Have you ever wondered if it's safe to give to your dogs rawhide? Dogs certainly love them, but vets and pet owners alike seem divided about whether these chew treats are really a good choice for pets.
Hazards Associated with Rawhide Chews
According to Web MD for dogs, rawhide and beef hide chews can present a choking hazard if they're not used under supervision. As your dog chews and slobbers on his treat, the hide becomes rehydrated, soft and gooey. When it reaches this point, your dog is able to tear away sections from the main bone. Most of the time your pet will simply wind up eating the hide and it will pass through his digestive system without a major event.
In some cases:
- The hide can actually become lodged in a dog's teeth and require an owner's assistance to remove it.
- Large chunks may be too big to swallow and cause a dog to choke.
- Intestinal blockage can also occur if the chunk of hide becomes lodged somewhere along the intestinal tract, and surgery may be required to remove it.
While all of these scenarios are possible, they actually happen quite rarely.
Web MD further advises that these chews can contain trace amounts of toxins, as well as E.coli or Salmonella bacteria. This can be harmful to the pets that chew them, as well as the people that handle the chews. People with immune deficiencies should be especially careful to wash their hands after handling a chew.
Benefits Associated with Rawhide Chews
Rawhide chews do provide some benefits for your dog.
- As your pet chews, the hide scrapes away tartar and calculus where harmful bacteria like to hide. This reduces your dog's chance of developing gum disease and tooth loss.
- Raw hides also give your pet a chance to exercise his natural chewing instincts on an appropriate item versus your table leg or favorite pair of loafers.

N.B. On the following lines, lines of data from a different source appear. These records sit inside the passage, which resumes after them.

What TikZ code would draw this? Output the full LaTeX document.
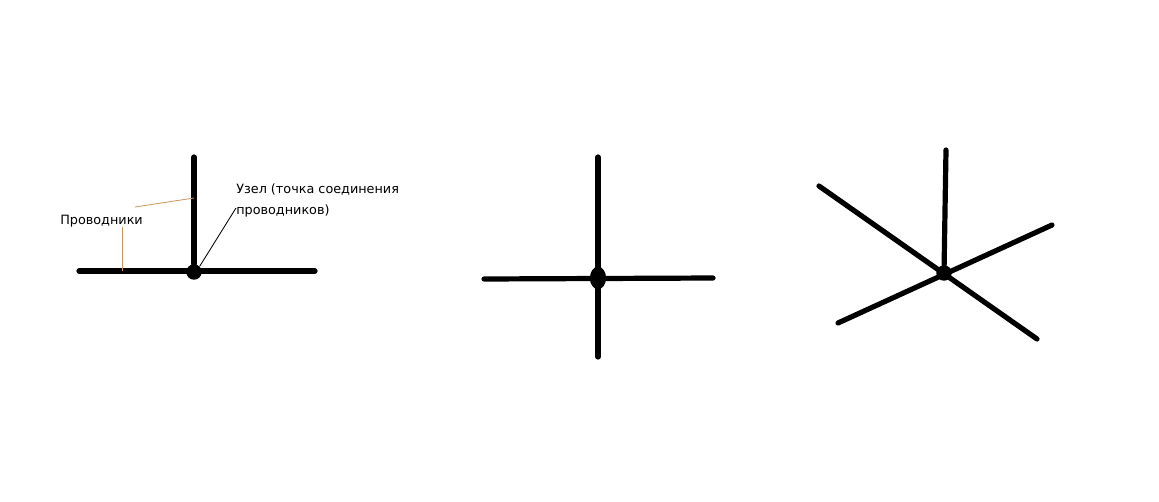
\documentclass[tikz,border=0pt]{standalone}
\usepackage{fontspec}
\setmainfont{DejaVu Sans}
\usetikzlibrary{shapes.geometric,positioning}
\definecolor{leadertan}{RGB}{205,150,95}
\tikzset{wire/.style={draw=black, line width=3.7pt, line cap=round}}
\tikzset{junction/.style={circle, fill=black, inner sep=0pt, minimum size=11pt}}
\tikzset{leader/.style={draw=#1, line width=0.6pt}}
\tikzset{label text/.style={font=\fontsize{9.1}{14.8}\selectfont, inner sep=0pt, align=left}}

\begin{document}
\begin{tikzpicture}[x=0.025cm, y=-0.025cm]
  \useasboundingbox (0,0) rectangle (1159,501);
  % T-shaped junction with labels
  \begin{scope}
    \node [junction]     (n1)    at (194,272) {};
    \coordinate          (n1w)   at ( 79,271);
    \coordinate          (n1e)   at (315,271);
    \coordinate          (n1n)   at (194,157);
    \draw [wire] (n1w) -- (n1e);
    \draw [wire] (n1n) -- (n1);
    \node [label text, anchor=west] (wires) at (60,221) {Проводники};
    \node [label text, anchor=north west] (nodetext) at (236,184) {Узел (точка соединения\\проводников)};
    \coordinate (onh)  at (122,271);
    \coordinate (offh) at (122,227);
    \coordinate (offv) at (135,207);
    \coordinate (onv)  at (194,198);
    \coordinate (offn) at (236,208);
    \draw [leader=leadertan] (offh) -- (onh);
    \draw [leader=leadertan] (offv) -- (onv);
    \draw [leader=black] (n1.north east) -- (offn);
  \end{scope}

  % cross junction
  \begin{scope}
    \node [junction, ellipse, minimum width=11.5pt, minimum height=16pt, inner sep=0pt] (n2) at (598,278) {};
    \coordinate (n2w) at (484,279);
    \coordinate (n2e) at (713,278);
    \coordinate (n2n) at (598,157);
    \coordinate (n2s) at (598,357);
    \draw [wire] (n2w) -- (n2e);
    \draw [wire] (n2n) -- (n2s);
  \end{scope}

  % five-wire junction
  \begin{scope}
    \node [junction] (n3) at (944,273) {};
    \coordinate (n3n)  at (946,150);
    \coordinate (n3nw) at (819,186);
    \coordinate (n3se) at (1037,339);
    \coordinate (n3sw) at (838,323);
    \coordinate (n3ne) at (1052,225);
    \draw [wire] (n3n)  -- (n3);
    \draw [wire] (n3nw) -- (n3se);
    \draw [wire] (n3sw) -- (n3ne);
  \end{scope}
\end{tikzpicture}
\end{document}
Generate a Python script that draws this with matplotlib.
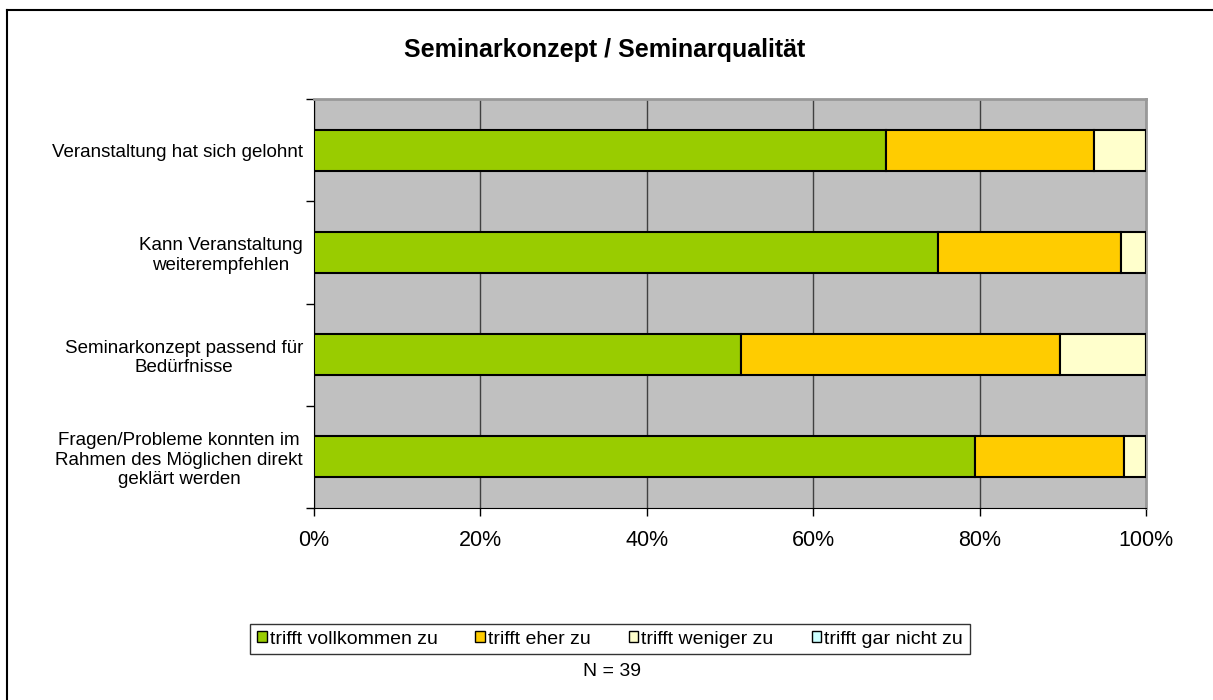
import numpy as np
import matplotlib
matplotlib.use("Agg")
import matplotlib.pyplot as plt
from matplotlib.patches import Patch
from matplotlib.lines import Line2D

plt.rcParams['font.family'] = ['Liberation Sans', 'DejaVu Sans']

# data (share of answers in %)
categories = [
    "Veranstaltung hat sich gelohnt",
    "Kann Veranstaltung\nweiterempfehlen",
    "Seminarkonzept passend für\nBedürfnisse",
    "Fragen/Probleme konnten im\nRahmen des Möglichen direkt\ngeklärt werden",
]
series_names = ["trifft vollkommen zu", "trifft eher zu",
                "trifft weniger zu", "trifft gar nicht zu"]
vollkommen = [68.75, 75.0, 51.3, 79.5]
eher = [25.0, 22.0, 38.4, 17.9]
weniger = [6.25, 3.0, 10.3, 2.6]
gar_nicht = [0.0, 0.0, 0.0, 0.0]
colors = ["#99CC00", "#FFCC00", "#FFFFCC", "#CCFFFF"]
x_ticks = [0, 20, 40, 60, 80, 100]
x_labels = ["0%", "20%", "40%", "60%", "80%", "100%"]

fig = plt.figure(figsize=(12.13, 7.0), dpi=100)
ax = fig.add_axes([314 / 1213, 1 - 508 / 700, 832 / 1213, 409 / 700])
ax.set_facecolor("#C0C0C0")

y = np.arange(len(categories))
left = np.zeros(len(categories))
for vals, col in zip([vollkommen, eher, weniger, gar_nicht], colors):
    vals = np.array(vals)
    ax.barh(y, vals, left=left, height=0.4, color=col,
            edgecolor="black", linewidth=1.5, zorder=3)
    left += vals

ax.set_xlim(0, 100)
ax.set_ylim(len(categories) - 0.5, -0.5)
ax.set_xticks(x_ticks)
ax.set_xticklabels(x_labels, fontsize=15.5)
ax.set_yticks(y)
ax.set_yticklabels(categories, fontsize=13.5, multialignment="center",
                   linespacing=1.2)
ax.tick_params(axis="y", length=0, pad=8)
ax.tick_params(axis="x", length=6, width=1, pad=10, direction="out")
# category boundary ticks on the left axis
ax.set_yticks(np.arange(-0.5, len(categories)), minor=True)
ax.tick_params(axis="y", which="minor", length=6, width=1, direction="out")
ax.grid(axis="x", color="#404040", linewidth=1, zorder=0)
for side in ["top", "right"]:
    ax.spines[side].set_color("#999999")
    ax.spines[side].set_linewidth(2)
ax.spines["left"].set_color("black")
ax.spines["bottom"].set_color("black")

fig.text(605 / 1213, 1 - 50 / 700, "Seminarkonzept / Seminarqualität",
         ha="center", va="center", fontsize=18, fontweight="bold")

handles = [Patch(facecolor=c, edgecolor="black", linewidth=1) for c in colors]
leg = fig.legend(handles, series_names, loc="center",
                 bbox_to_anchor=(610 / 1213, 1 - 639 / 700), ncol=4,
                 fontsize=14, frameon=True, fancybox=False,
                 handlelength=0.5, handleheight=0.5, handletextpad=0.15,
                 columnspacing=1.95, borderpad=0.35)
leg.get_frame().set_edgecolor("black")
leg.get_frame().set_linewidth(1)

fig.text(612 / 1213, 1 - 672 / 700, "N = 39", ha="center", va="center",
         fontsize=14)

# outer chart frame (left and top edges visible)
fig.add_artist(Line2D([7 / 1213, 7 / 1213], [0, 1 - 10 / 700],
                      transform=fig.transFigure, color="black", linewidth=1.5))
fig.add_artist(Line2D([7 / 1213, 1], [1 - 10 / 700, 1 - 10 / 700],
                      transform=fig.transFigure, color="black", linewidth=1.5))

fig.savefig("out.png", dpi=100)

- Chewing can be a great stress reliever, so it's important to supply your dog with safe chew toys and bones.
Keeping Chew Time Safer
If you decide to let your dog have a rawhide chew, there are a few precautions you should take to ensure your pet's safety while he enjoys his treat.
- Try to select granulated rawhide chews whenever possible. These usually pose the least choking hazard.
- Make sure the chew is large enough that your dog can't fit it completely into his mouth.
- Only give your dog a beef hide chew when you can be around to keep an eye on him.
- Keep two chews on hand and trade them when one becomes too soft. The hide will harden as it dries, and you can give it to your dog again when the other chew becomes soft.
- If the chew becomes excessively dirty, just throw it away.
- Replace your dog's chew when he has whittled it down far enough to fit in his mouth.
Consult Your Vet
While you're weighing the benefits of rawhide against the hazards, don't hesitate to consult your vet for a professional opinion. Your vet may be able to share some first hand experience about the potential problems these chews can cause, and just how likely it is that they could become hazardous to your own pet. As with all things, moderation is also important. Offering your dog an occasional piece of rawhide is probably fine, but don't make these chews a steady diet.